Helen Legg will leave her position as director of Spike Island in Bristol, England, to head up Tate Liverpool. She will start in her position as director there this summer, taking takes the reins from Francesco Manacorda, who left the museum to become artistic director of the V-A-C Foundation in Moscow last year.

Legg had been director of Spike Island since 2010. She oversaw a diverse program of exhibitions that included solo shows for Charlotte Prodger, Haroon Mirza, Cevdek Erek, Aurélien Froment, and, most notably, Lubaina Himid, who went on to receive a Turner Prize nomination for her outing at the institution. (Himid ended up winning the prize.) In her tenure there, Legg solidified Spike Island as one of the most important contemporary art venues in England. She is currently an external adviser to the Arts Council Collection Acquisitions Committee, a member of Arts Council England South West Area Council, and the chair of Visual Arts South West.

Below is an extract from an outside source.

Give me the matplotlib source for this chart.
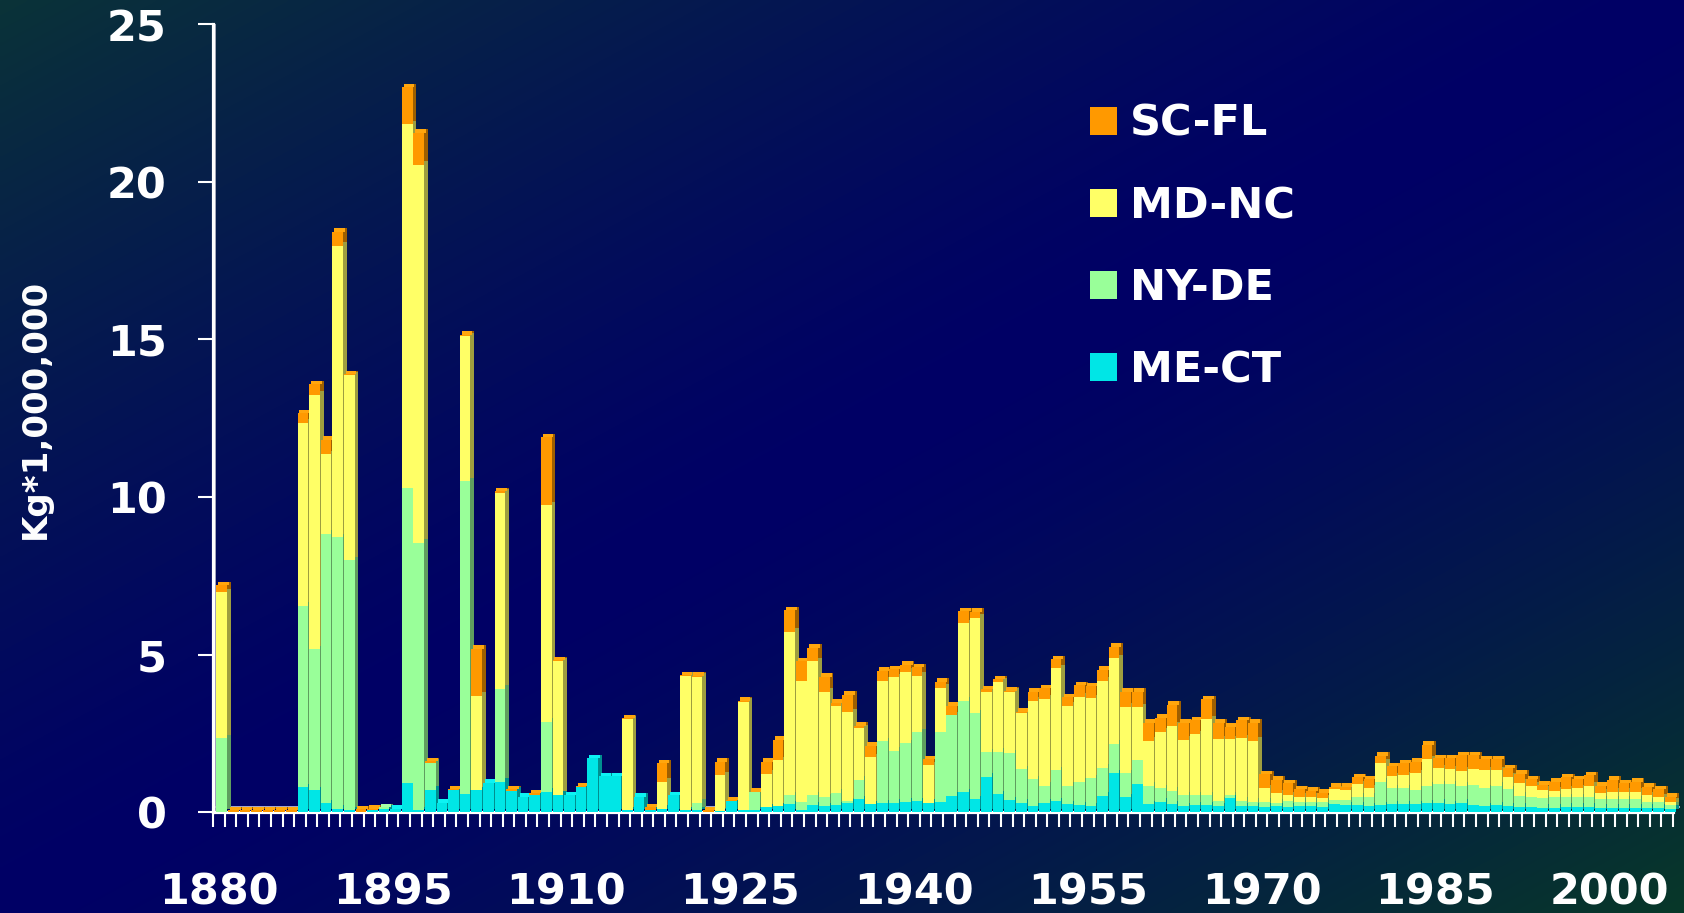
import numpy as np
import matplotlib
matplotlib.use("Agg")
import matplotlib.pyplot as plt
from matplotlib.patches import Patch
from matplotlib.colors import to_rgb

# ---------------- data (kg * 1,000,000) ----------------
years = list(range(1880, 2006))

me_ct = [0.0, 0.0, 0.0, 0.0, 0.0, 0.0, 0.0, 0.79, 0.69, 0.27,
         0.10, 0.05, 0.0, 0.05, 0.10, 0.10, 0.91, 0.05, 0.71, 0.30,
         0.70, 0.58, 0.69, 0.93, 0.96, 0.68, 0.48, 0.55, 0.65, 0.55,
         0.53, 0.78, 1.70, 1.13, 1.13, 0.05, 0.49, 0.05, 0.10, 0.54,
         0.05, 0.05, 0.0, 0.03, 0.36, 0.05, 0.05, 0.15, 0.19, 0.25,
         0.05, 0.22, 0.19, 0.22, 0.30, 0.40, 0.24, 0.27, 0.30, 0.33,
         0.35, 0.30, 0.33, 0.51, 0.62, 0.41, 1.12, 0.56, 0.37, 0.30,
         0.19, 0.30, 0.35, 0.25, 0.22, 0.19, 0.51, 1.23, 0.47, 0.88,
         0.25, 0.33, 0.25, 0.19, 0.22, 0.22, 0.19, 0.43, 0.19, 0.19,
         0.17, 0.19, 0.17, 0.19, 0.19, 0.17, 0.24, 0.22, 0.22, 0.19,
         0.22, 0.25, 0.25, 0.25, 0.27, 0.30, 0.25, 0.30, 0.22, 0.19,
         0.22, 0.19, 0.17, 0.17, 0.14, 0.14, 0.16, 0.16, 0.16, 0.14,
         0.14, 0.14, 0.14, 0.14, 0.14, 0.10]

ny_de = [2.35, 0, 0, 0, 0, 0, 0, 5.76, 4.47, 8.56,
         8.63, 7.95, 0, 0, 0.05, 0, 9.38, 8.50, 0.86, 0,
         0, 9.92, 0, 0, 2.95, 0, 0, 0, 2.21, 0,
         0, 0, 0, 0, 0, 0, 0, 0, 0, 0,
         0, 0.25, 0, 0, 0, 0, 0.57, 0, 0, 0.29,
         0.28, 0.32, 0.28, 0.39, 0.05, 0.62, 0, 1.98, 1.64, 1.85,
         2.18, 0, 2.20, 2.57, 2.91, 2.72, 0.78, 1.35, 1.49, 1.05,
         0.85, 0.54, 0.98, 0.59, 0.74, 0.88, 0.90, 0.93, 0.76, 0.77,
         0.58, 0.42, 0.43, 0.35, 0.32, 0.32, 0.17, 0.11, 0.17, 0.14,
         0.16, 0.11, 0.19, 0.14, 0.14, 0.16, 0.14, 0.16, 0.27, 0.30,
         0.74, 0.50, 0.50, 0.45, 0.56, 0.59, 0.64, 0.53, 0.64, 0.56,
         0.61, 0.53, 0.35, 0.32, 0.29, 0.33, 0.31, 0.31, 0.33, 0.26,
         0.26, 0.26, 0.26, 0.19, 0.19, 0.12]

md_nc = [4.63, 0, 0, 0, 0, 0, 0, 5.81, 8.08, 2.53,
         9.25, 5.86, 0, 0, 0, 0, 11.55, 12.00, 0, 0,
         0, 4.60, 3.00, 0, 6.23, 0, 0, 0, 6.88, 4.24,
         0, 0, 0, 0, 0, 2.90, 0, 0, 0.86, 0,
         4.27, 4.00, 0, 1.14, 0, 3.45, 0, 1.06, 1.46, 5.18,
         3.83, 4.25, 3.35, 2.76, 2.82, 1.64, 1.50, 1.91, 2.34, 2.27,
         1.79, 1.19, 1.42, 0, 2.46, 3.04, 1.92, 2.23, 1.96, 1.78,
         2.49, 2.75, 3.23, 2.53, 2.70, 2.54, 2.75, 2.72, 2.11, 1.67,
         1.43, 1.80, 2.06, 1.75, 1.93, 2.40, 1.95, 1.77, 1.98, 1.93,
         0.42, 0.29, 0.18, 0.16, 0.16, 0.10, 0.34, 0.32, 0.40, 0.26,
         0.61, 0.39, 0.42, 0.53, 0.85, 0.50, 0.47, 0.48, 0.50, 0.58,
         0.50, 0.40, 0.41, 0.34, 0.27, 0.21, 0.25, 0.28, 0.34, 0.21,
         0.24, 0.24, 0.24, 0.21, 0.14, 0.11]

sc_fl = [0.22, 0.06, 0.06, 0.06, 0.06, 0.06, 0.06, 0.30, 0.34, 0.46,
         0.44, 0.03, 0.08, 0.05, 0, 0, 1.16, 1.01, 0.04, 0,
         0.03, 0.05, 1.49, 0, 0.05, 0.04, 0, 0.04, 2.15, 0.03,
         0, 0.04, 0, 0, 0, 0.03, 0, 0.10, 0.59, 0,
         0.03, 0.03, 0.05, 0.43, 0.02, 0.03, 0.03, 0.39, 0.64, 0.69,
         0.63, 0.43, 0.48, 0.10, 0.56, 0.08, 0.36, 0.33, 0.25, 0.22,
         0.27, 0.19, 0.19, 0.29, 0.39, 0.19, 0.08, 0.07, 0.03, 0.05,
         0.29, 0.34, 0.29, 0.27, 0.37, 0.39, 0.35, 0.37, 0.48, 0.50,
         0.58, 0.44, 0.66, 0.55, 0.45, 0.64, 0.53, 0.40, 0.58, 0.58,
         0.45, 0.43, 0.37, 0.23, 0.18, 0.18, 0.08, 0.10, 0.21, 0.29,
         0.21, 0.32, 0.38, 0.37, 0.45, 0.31, 0.34, 0.50, 0.45, 0.34,
         0.34, 0.27, 0.28, 0.21, 0.16, 0.28, 0.38, 0.29, 0.34, 0.22,
         0.38, 0.27, 0.32, 0.26, 0.25, 0.16]

series_names = ["ME-CT", "NY-DE", "MD-NC", "SC-FL"]
series_colors = ["#00E6E6", "#99FF99", "#FFFF66", "#FF9900"]
label_years = [1880, 1895, 1910, 1925, 1940, 1955, 1970, 1985, 2000]
y_ticks = [0, 5, 10, 15, 20, 25]
y_label = "Kg*1,000,000"

# ---------------- figure ----------------
plt.rcParams["font.family"] = ["DejaVu Sans"]
plt.rcParams["font.weight"] = "bold"

W, H = 1684, 913
fig = plt.figure(figsize=(W / 100, H / 100), dpi=100)

# diagonal gradient background (navy centre, dark teal corners)
bg = fig.add_axes([0, 0, 1, 1])
gx, gy = np.meshgrid(np.linspace(0, 1, 421), np.linspace(0, 1, 229))
t = gx + gy - 1.0
navy = np.array([0.0, 0.0, 0.40])
tl = np.array([0.04, 0.20, 0.22])
br = np.array([0.03, 0.22, 0.16])
wgt = np.clip(np.abs(t), 0, 1) ** 1.3
corner = np.where(t[..., None] < 0, tl, br)
img = navy * (1 - wgt[..., None]) + corner * wgt[..., None]
bg.imshow(img, aspect="auto", extent=(0, 1, 0, 1), interpolation="bilinear")
bg.set_xlim(0, 1)
bg.set_ylim(0, 1)
bg.set_axis_off()

# plot area in pixels
L, R, B, T = 213, 1680, 812, 24.5
ax = fig.add_axes([L / W, (H - B) / H, (R - L) / W, (B - T) / H])
ax.patch.set_alpha(0)
n = len(years)
ppc = 1460 / n  # pixels per category
ax.set_xlim(0, (R - L) / ppc)
ax.set_ylim(0, 25)

idx = np.arange(n)
left = idx + 0.30
bw = 0.92
dx, dy = 0.32, 0.11

bottoms = np.zeros(n)
data = [me_ct, ny_de, md_nc, sc_fl]
top_col = np.zeros((n, 3))
for vals, col in zip(data, series_colors):
    v = np.asarray(vals, dtype=float)
    rgb = np.array(to_rgb(col))
    ax.bar(left + dx, v, width=bw, bottom=bottoms + dy, align="edge",
           color=rgb * 0.62, linewidth=0, zorder=2)
    ax.bar(left, v, width=bw, bottom=bottoms, align="edge",
           color=col, linewidth=0, zorder=4)
    top_col[v > 0] = rgb
    bottoms = bottoms + v

# top faces of the 3-D columns
top_faces = np.clip(top_col * 1.0 + 0.05, 0, 1)
ax.bar(left + dx / 2, np.full(n, dy), width=bw, bottom=bottoms, align="edge",
       color=top_faces, linewidth=0, zorder=3)

# floor edge line
ax.axhline(0.15, color="#c8c8dc", lw=1.2, zorder=1)

# spines
for s in ["top", "right"]:
    ax.spines[s].set_visible(False)
ax.spines["left"].set_color("white")
ax.spines["left"].set_linewidth(2.3)
ax.spines["bottom"].set_color("white")
ax.spines["bottom"].set_linewidth(2.3)
ax.spines["bottom"].set_bounds(0, n)
ax.plot([0.2, 0.2], [0, 25], color="#b8b8c8", lw=1.2, zorder=1)

# y axis
ax.set_yticks(y_ticks)
ax.set_yticklabels([str(v) for v in y_ticks])
ax.tick_params(axis="y", direction="out", length=10.8, width=1.5, color="white",
               labelcolor="white", labelsize=31, pad=22.5)

# x axis: tick marks between categories, labels centred on categories
ax.set_xticks(np.arange(0, n + 1))
ax.set_xticklabels([])
ax.set_xticks([years.index(y) + 0.5 for y in label_years], minor=True)
ax.set_xticklabels([str(y) for y in label_years], minor=True)
ax.tick_params(axis="x", which="major", direction="out", length=10.8, width=1.5,
               color="white")
ax.tick_params(axis="x", which="minor", length=0, labelcolor="white",
               labelsize=31, pad=43)

# y label
ax.set_ylabel(y_label, color="white", fontsize=24.5, fontweight="bold")
ax.yaxis.set_label_coords((52 - L) / (R - L), (B - 409) / (B - T))

# legend (top series first)
handles = [Patch(facecolor=c, edgecolor="none") for c in series_colors[::-1]]
leg = ax.legend(handles, series_names[::-1], loc="upper left",
                bbox_to_anchor=(1090 / W, 1 - 103 / H), bbox_transform=fig.transFigure,
                frameon=False, fontsize=31, handlelength=0.62, handleheight=0.62,
                handletextpad=0.3, labelspacing=0.93, borderpad=0, borderaxespad=0)
for txt in leg.get_texts():
    txt.set_color("white")

fig.savefig("out.png", dpi=100)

Prior to working at Spike Island, Legg had been curator at Birmingham’s Ikon Gallery, where she helped develop the institution’s second space, Ikon Eastside. That venue opened in 2006 in a Victorian former chapel and switched locations shortly after inaugurating its space. Legg was also a judge for the Turner Prize in 2014, a member of the selection committee for the British Pavilion at the 2017 Venice Biennale, and a judge for the 2017 Jerwood Drawing Prize.

In a statement, Maria Balshaw, the director of Tate, said, “As the gallery enters its fourth decade, Helen will lead the institution into a new era. Her impressive track record at Spike Island and at Ikon mean she brings a wealth of expertise to the role. Her curatorial achievements and her experience of developing crucial networks and partnerships will help us attract the audiences of the future to Tate Liverpool.”